- [PROMPT]: Scan the records for the word "this". Copy each line that includes it.

- [MATERIAL]:

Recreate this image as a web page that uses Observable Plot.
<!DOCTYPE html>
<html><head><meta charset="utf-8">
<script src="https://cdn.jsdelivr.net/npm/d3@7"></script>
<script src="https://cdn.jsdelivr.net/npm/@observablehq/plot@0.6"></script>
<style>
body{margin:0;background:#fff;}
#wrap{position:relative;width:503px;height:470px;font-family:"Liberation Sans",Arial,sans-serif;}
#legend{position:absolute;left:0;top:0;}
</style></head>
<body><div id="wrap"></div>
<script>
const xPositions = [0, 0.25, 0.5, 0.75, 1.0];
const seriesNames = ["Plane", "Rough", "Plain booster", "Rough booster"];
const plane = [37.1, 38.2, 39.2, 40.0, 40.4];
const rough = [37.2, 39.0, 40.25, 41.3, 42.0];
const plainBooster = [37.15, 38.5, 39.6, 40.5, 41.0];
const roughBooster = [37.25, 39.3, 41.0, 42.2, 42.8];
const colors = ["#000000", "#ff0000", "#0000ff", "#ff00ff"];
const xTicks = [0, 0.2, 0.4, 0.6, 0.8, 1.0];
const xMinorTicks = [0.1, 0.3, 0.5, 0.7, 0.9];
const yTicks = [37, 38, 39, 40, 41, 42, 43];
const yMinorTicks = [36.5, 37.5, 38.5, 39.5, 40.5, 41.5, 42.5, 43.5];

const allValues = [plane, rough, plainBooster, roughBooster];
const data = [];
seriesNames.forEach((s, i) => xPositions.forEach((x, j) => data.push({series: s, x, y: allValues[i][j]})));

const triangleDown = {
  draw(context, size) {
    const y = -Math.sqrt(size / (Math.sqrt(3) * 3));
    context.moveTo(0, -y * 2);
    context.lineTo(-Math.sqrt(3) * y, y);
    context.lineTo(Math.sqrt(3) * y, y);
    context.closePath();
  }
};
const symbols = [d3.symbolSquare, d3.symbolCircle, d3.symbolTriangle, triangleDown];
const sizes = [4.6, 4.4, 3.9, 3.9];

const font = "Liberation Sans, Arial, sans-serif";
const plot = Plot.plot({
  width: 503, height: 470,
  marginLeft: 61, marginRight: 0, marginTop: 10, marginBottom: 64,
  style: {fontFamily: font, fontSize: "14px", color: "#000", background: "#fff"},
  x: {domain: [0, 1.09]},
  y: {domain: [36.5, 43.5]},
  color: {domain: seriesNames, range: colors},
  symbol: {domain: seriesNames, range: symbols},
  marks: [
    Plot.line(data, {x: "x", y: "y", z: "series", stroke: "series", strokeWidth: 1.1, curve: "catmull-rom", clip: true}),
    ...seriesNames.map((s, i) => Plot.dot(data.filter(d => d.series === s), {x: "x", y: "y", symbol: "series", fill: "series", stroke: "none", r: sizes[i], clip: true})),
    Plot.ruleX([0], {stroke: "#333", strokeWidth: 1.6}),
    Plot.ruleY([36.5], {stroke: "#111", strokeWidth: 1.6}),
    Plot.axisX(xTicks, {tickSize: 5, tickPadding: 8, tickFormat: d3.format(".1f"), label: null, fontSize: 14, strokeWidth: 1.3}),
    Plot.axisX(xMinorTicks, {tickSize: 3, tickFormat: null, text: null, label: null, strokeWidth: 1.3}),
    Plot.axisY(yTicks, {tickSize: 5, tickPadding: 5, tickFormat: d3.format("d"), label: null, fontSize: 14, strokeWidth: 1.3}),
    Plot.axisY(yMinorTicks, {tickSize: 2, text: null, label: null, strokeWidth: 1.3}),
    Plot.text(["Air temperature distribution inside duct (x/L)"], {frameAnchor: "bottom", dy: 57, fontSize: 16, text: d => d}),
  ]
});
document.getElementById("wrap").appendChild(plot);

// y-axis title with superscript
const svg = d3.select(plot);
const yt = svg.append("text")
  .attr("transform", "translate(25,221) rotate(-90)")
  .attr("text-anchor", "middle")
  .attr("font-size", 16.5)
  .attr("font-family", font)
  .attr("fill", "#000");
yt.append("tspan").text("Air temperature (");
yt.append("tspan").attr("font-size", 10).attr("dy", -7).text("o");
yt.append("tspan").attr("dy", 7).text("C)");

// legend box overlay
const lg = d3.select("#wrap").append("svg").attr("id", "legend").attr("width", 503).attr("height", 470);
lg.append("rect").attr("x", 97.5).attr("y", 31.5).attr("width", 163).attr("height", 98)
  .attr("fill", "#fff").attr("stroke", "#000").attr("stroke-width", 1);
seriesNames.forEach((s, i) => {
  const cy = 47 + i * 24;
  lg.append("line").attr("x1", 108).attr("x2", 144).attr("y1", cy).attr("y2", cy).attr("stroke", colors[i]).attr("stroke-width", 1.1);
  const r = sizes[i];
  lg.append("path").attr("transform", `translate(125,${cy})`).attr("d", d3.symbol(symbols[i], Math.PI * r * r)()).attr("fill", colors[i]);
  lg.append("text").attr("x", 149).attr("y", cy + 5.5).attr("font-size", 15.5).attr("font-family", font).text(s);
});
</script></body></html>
--
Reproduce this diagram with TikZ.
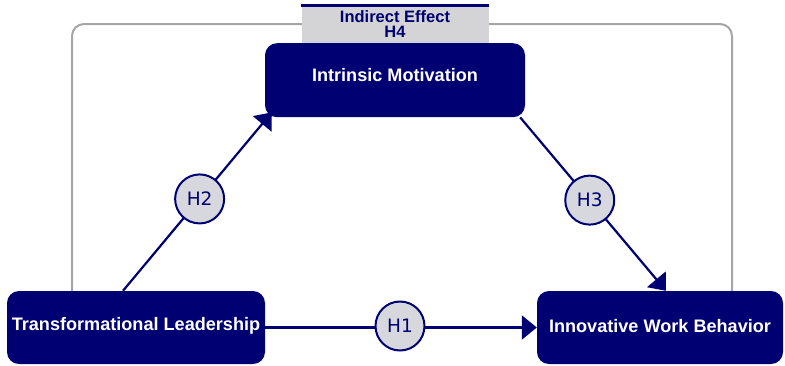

- [WORKED ANSWER]:
Recreate this image as a web page that uses Observable Plot.
Reproduce this diagram with TikZ.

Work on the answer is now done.